Is it per month? Per year? :)
Wouldn't that make a pretty foul mess though?
Put the bong down hippies....
That aside, this is one cool building!
Oh, and does the government of the country that produced this town have anything to do with constitutional libertarianism? Ron Paul?
But not without making the last couple dozen years absolutely meaningless.
The most optimistic number that I can find for solar energy density is 1.4 kW/m^2. So for 500 000 kWh
(That’s 500 Mega Watts) you would need an area of 357142.9 square meters.
Follow the more info link and we find that the panel is 315 meters long that leaves the height at > 1133 meters!
Maybe it’s just the camera angle but it doesn’t look that tall to me.
Imagine I said that my car can travel 10,000km. This doesn't tell us anything about the speed of the car until we know the time frame. 10,000km per year is fairly normal, 10,000km per day is quite fast. 500,000kWh per year is pretty good, 500,000kWh per century is not so good.
kWh are a unit that most people find rather confusing unit, much like Nm (Newton Metres) which are found my multiplying Newtons (a measure of force) by metres. I suspect this is because we are more used to measuring rates expressed as one unit divided by another, not just a bare unit or a unit multiplied by another.
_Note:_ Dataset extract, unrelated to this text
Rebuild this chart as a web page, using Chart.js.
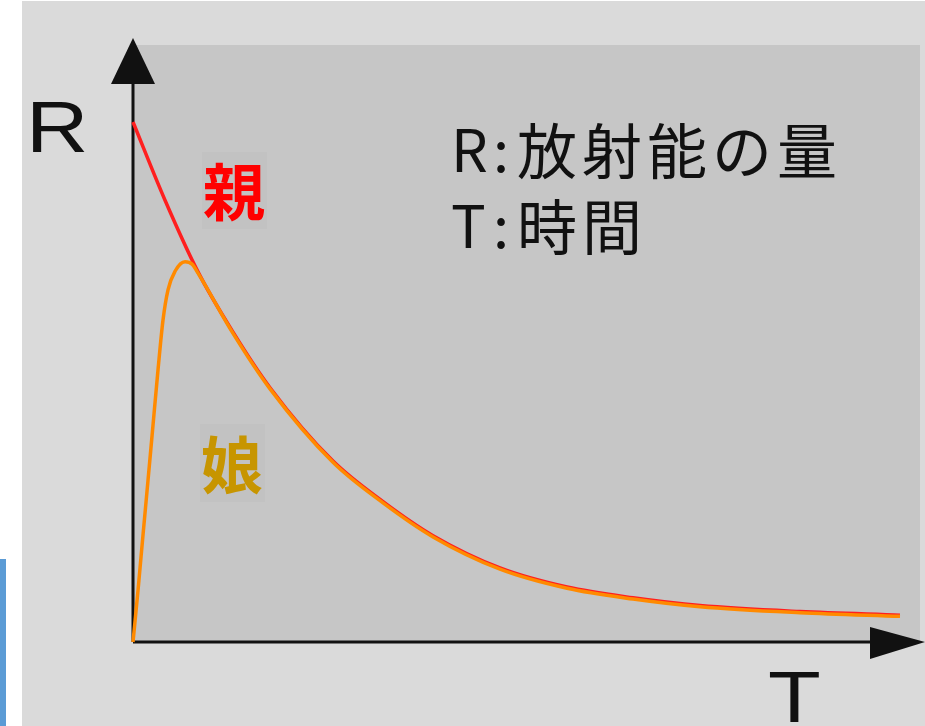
<!DOCTYPE html>
<html>
<head>
<meta charset="utf-8">
<script src="https://cdn.jsdelivr.net/npm/chart.js@4"></script>
<style>
  html, body { margin: 0; padding: 0; background: #ffffff; }
  #chart { display: block; }
</style>
</head>
<body>
<canvas id="chart" width="925" height="726"></canvas>
<script>
// time axis (T) and activity (R), 0..100 units
const T_PARENT = [0, 4.07, 8.26, 12.71, 17.41, 25.41, 31.77, 38.12, 46.63, 55.15, 63.53, 72.05, 84.75, 97.46];
const R_PARENT = [87.1, 74.0, 62.0, 51.9, 42.6, 30.3, 23.5, 17.8, 12.4, 9.2, 7.4, 6.1, 5.1, 4.5];

const T_DAUGHTER = [0, 0.64, 1.27, 1.91, 2.54, 3.18, 3.81, 4.45, 5.34, 6.61, 7.50, 8.26, 12.71, 17.41, 25.41, 31.77, 38.12, 46.63, 55.15, 63.53, 72.05, 84.75, 97.46];
const R_DAUGHTER = [0, 8.7, 17.9, 27.1, 36.3, 45.6, 53.9, 59.0, 62.1, 63.7, 63.3, 61.8, 51.7, 42.4, 30.1, 23.3, 17.6, 12.2, 9.0, 7.2, 5.9, 4.9, 4.3];

const AXIS_LABELS = { y: 'R', x: 'T' };
const KEY_LINES = [['R', '放射能の量'], ['T', '時間']];
const CURVE_LABELS = { parent: '親', daughter: '娘' };

const toXY = (xs, ys) => xs.map((x, i) => ({ x: x, y: ys[i] }));

// background panels, axes with arrows, and all the text
const decor = {
    id: 'decor',
    beforeDraw(chart) {
        const ctx = chart.ctx;
        const a = chart.chartArea;
        ctx.save();
        ctx.fillStyle = '#ffffff';
        ctx.fillRect(0, 0, chart.width, chart.height);
        ctx.fillStyle = '#dadada';
        ctx.fillRect(22, 1, chart.width - 22, chart.height - 1);
        ctx.fillStyle = '#5b9bd5';
        ctx.fillRect(0, 559, 6, chart.height - 559);
        ctx.fillStyle = '#c6c6c6';
        ctx.fillRect(a.left, a.top, a.right - a.left, a.bottom - a.top);

        // label boxes behind the kanji
        ctx.fillStyle = '#c2c2c2';
        ctx.fillRect(202, 152, 65, 77);
        ctx.fillRect(200, 424, 65, 78);

        // axes
        ctx.strokeStyle = '#111111';
        ctx.fillStyle = '#111111';
        ctx.lineWidth = 3;
        ctx.beginPath();
        ctx.moveTo(a.left, a.bottom);
        ctx.lineTo(a.left, 80);
        ctx.moveTo(a.left, a.bottom);
        ctx.lineTo(875, a.bottom);
        ctx.stroke();
        ctx.beginPath();
        ctx.moveTo(a.left, 38);
        ctx.lineTo(a.left - 22, 84);
        ctx.lineTo(a.left + 22, 84);
        ctx.closePath();
        ctx.fill();
        ctx.beginPath();
        ctx.moveTo(925, a.bottom);
        ctx.lineTo(870, a.bottom - 15);
        ctx.lineTo(870, a.bottom + 17);
        ctx.closePath();
        ctx.fill();
        ctx.restore();
    },
    afterDraw(chart) {
        const ctx = chart.ctx;
        ctx.save();
        ctx.fillStyle = '#111111';
        ctx.textAlign = 'left';
        ctx.textBaseline = 'alphabetic';

        // axis letters
        ctx.font = '72px "Liberation Sans", Arial, sans-serif';
        ctx.save();
        ctx.translate(26, 152);
        ctx.scale(1.2, 1);
        ctx.fillText(AXIS_LABELS.y, 0, 0);
        ctx.restore();
        ctx.save();
        ctx.translate(768, 722);
        ctx.scale(1.2, 1);
        ctx.fillText(AXIS_LABELS.x, 0, 0);
        ctx.restore();

        // key text
        const baselines = [172, 248];
        KEY_LINES.forEach((line, i) => {
            const y = baselines[i];
            ctx.font = '58px "Noto Sans CJK JP", sans-serif';
            ctx.textAlign = 'left';
            ctx.fillText(line[0], 451, y);
            ctx.textAlign = 'center';
            ctx.fillText(':', 501, y);
            ctx.textAlign = 'left';
            ctx.font = '60px "Noto Sans CJK JP", sans-serif';
            ctx.letterSpacing = '5px';
            ctx.fillText(line[1], 517, y + 2);
            ctx.letterSpacing = '0px';
        });

        // curve labels
        ctx.textAlign = 'center';
        ctx.textBaseline = 'middle';
        ctx.font = 'bold 62px "Noto Sans CJK JP", sans-serif';
        ctx.fillStyle = '#ff0000';
        ctx.fillText(CURVE_LABELS.parent, 234, 192);
        ctx.fillStyle = '#c79500';
        ctx.fillText(CURVE_LABELS.daughter, 232, 465);
        ctx.restore();
    }
};

new Chart(document.getElementById('chart').getContext('2d'), {
    type: 'line',
    data: {
        datasets: [{
            label: CURVE_LABELS.daughter,
            data: toXY(T_DAUGHTER, R_DAUGHTER),
            borderColor: '#ff8a00',
            borderWidth: 3.5,
            pointRadius: 0,
            cubicInterpolationMode: 'monotone',
            clip: false
        }, {
            label: CURVE_LABELS.parent,
            data: toXY(T_PARENT, R_PARENT),
            borderColor: '#ff1f1f',
            borderWidth: 3.5,
            pointRadius: 0,
            cubicInterpolationMode: 'monotone',
            clip: false
        }]
    },
    options: {
        responsive: false,
        animation: false,
        events: [],
        layout: { padding: { left: 133, right: 5, top: 45, bottom: 84 } },
        plugins: {
            legend: { display: false },
            tooltip: { enabled: false },
            title: { display: false }
        },
        scales: {
            x: { type: 'linear', min: 0, max: 100, display: false },
            y: { type: 'linear', min: 0, max: 100, display: false }
        }
    },
    plugins: [decor]
});
</script>
</body>
</html>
I hope I have cleared things up a little.
What all this means is that the panel doesn't have to be 1133 metres tall, it only needs to be 10 metres tall as long as it's out in the sun for 113 hours. Of course, in reality, it actually extracts less energy than the theoretical maximum and runs for more than 113 hours per year.
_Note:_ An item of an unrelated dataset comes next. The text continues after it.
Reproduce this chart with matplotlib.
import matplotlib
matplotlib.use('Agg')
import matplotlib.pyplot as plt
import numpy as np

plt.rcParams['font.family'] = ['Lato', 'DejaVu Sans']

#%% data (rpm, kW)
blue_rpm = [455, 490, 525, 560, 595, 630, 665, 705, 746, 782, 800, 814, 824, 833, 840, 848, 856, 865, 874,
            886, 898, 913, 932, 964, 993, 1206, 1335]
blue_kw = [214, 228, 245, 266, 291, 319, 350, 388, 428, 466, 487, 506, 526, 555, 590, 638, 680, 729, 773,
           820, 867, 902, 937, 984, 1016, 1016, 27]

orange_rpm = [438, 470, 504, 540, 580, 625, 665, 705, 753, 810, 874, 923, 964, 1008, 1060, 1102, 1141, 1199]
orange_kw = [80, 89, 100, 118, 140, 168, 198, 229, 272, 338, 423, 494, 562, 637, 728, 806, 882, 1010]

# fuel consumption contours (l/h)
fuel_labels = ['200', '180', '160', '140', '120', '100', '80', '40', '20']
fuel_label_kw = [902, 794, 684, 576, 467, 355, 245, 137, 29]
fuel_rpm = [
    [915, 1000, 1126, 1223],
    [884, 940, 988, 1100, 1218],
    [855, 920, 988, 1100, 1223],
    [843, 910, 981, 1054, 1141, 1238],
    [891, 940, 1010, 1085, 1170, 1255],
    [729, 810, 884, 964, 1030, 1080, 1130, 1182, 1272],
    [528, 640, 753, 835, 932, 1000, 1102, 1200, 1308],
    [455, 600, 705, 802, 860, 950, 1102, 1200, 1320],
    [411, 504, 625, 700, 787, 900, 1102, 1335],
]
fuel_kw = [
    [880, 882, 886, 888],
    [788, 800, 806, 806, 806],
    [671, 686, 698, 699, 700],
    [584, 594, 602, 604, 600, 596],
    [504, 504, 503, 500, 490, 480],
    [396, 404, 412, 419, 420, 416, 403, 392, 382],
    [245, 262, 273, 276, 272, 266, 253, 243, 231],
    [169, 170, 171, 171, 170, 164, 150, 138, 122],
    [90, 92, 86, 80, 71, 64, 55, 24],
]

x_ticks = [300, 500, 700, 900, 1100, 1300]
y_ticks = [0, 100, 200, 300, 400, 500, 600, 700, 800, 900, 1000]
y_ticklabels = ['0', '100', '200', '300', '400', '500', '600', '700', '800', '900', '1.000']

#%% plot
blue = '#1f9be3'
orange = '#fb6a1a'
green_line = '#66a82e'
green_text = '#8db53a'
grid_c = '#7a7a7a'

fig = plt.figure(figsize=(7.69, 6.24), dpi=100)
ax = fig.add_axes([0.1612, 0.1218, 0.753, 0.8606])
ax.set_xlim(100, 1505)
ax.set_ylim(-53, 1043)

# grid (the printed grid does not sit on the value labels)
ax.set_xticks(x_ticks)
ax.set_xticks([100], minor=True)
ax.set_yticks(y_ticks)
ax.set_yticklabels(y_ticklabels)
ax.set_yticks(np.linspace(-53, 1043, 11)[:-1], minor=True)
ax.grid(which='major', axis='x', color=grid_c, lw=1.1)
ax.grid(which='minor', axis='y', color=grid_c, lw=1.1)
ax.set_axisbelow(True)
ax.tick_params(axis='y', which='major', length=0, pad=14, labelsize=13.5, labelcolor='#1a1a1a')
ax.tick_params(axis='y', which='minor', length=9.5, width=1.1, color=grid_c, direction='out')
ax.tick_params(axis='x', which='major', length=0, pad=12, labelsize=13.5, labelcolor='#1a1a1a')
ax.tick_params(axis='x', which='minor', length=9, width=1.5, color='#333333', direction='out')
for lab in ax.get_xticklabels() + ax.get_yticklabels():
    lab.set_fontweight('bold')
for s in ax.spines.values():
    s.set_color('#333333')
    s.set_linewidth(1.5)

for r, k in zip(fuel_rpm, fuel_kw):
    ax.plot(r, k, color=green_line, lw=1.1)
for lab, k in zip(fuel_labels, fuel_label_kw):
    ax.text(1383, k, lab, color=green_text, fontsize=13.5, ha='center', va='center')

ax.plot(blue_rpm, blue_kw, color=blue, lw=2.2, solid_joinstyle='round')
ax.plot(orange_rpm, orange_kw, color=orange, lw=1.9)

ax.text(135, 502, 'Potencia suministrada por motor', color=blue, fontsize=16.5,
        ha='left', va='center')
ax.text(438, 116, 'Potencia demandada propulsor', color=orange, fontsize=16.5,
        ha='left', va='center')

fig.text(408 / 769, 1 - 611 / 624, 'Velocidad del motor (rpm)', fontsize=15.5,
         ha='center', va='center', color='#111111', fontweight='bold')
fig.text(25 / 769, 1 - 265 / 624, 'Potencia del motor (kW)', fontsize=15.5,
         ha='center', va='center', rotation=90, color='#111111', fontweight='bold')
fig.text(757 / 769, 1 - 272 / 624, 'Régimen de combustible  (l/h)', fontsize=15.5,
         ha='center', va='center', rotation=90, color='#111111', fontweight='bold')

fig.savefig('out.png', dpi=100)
There are many more details at http://www.solar-ark.com/english/about/spec.html but to clarify some of the details mentioned in this blog, the outputs are 630kW and 530,000kWh per year. The actual usable power is 2x 300kW at 440V AC.
Although this is pretty cool, some of the best improvements to buildings can actually be made without solar panels at all. The building behind the solar array looks like it has been designed with passive solar collection in mind. Large glass windows to let in light and avoid needing artificial light, insulating glass to avoid needing costly heating and cooling and passive air-flows through the building to reduce the need for fans to move the air. It's amazing that for about 10% extra building cost, you can reduce the running costs of a building by 50% and save enormous amounts of energy at the same time.
Japan is really playing with creative ideas (to be precise:a big international corporation).
I'm sure the USA is going to see loads of similar new renewable miracles, after the election, though.